There are many seasons in our lives, and I'm entering into and becoming familiar with the one I'm living right now.  My whole experience is so much richer than I've allowed myself up until now.  And, as I look back, I wish I'd been able to be as present with the previous seasons of my life as I am with this one.  I encourage you to find ways to slow down and relax and sink more deeply into your life.  Enjoy each and every season for the wonder that it is.  Each and every day is a revelation of abundance.  Don't let any of it pass by unnoticed or unappreciated.
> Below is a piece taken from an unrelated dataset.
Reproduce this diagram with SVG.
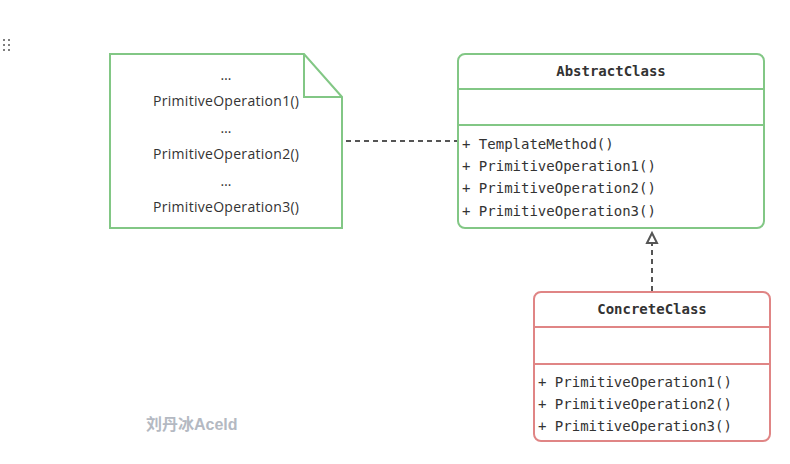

Stop, and take a breath.  Really.  Breathe.  Long and deep and slow.  Let it fill not just your lungs, but each and every cell of your being.  Breathing brings us into the body and focuses us.  Breathing connects us into the larger energy that lives us.  Breathing brings awareness, alertness and sensitivity.  If you can't stop, at least hesitate.  And, breathe.  If you can't get away physically, get away inside.  Unhook.  Disengage from what holds you.  Breathe.  Reset.  Step back.  Breathe.  As the breath moves through the body, the muscles will start to relax, the tension will start to drain away, the noise will dissipate, and things will get quiet.  Now...from this place...move forward.

Enjoy your season, whatever it is.  Whatever is happening, be grateful.  Because, no matter how many lives we live, each one is unique and special.  Each one is precious.  Enjoy it.  Enjoy your season.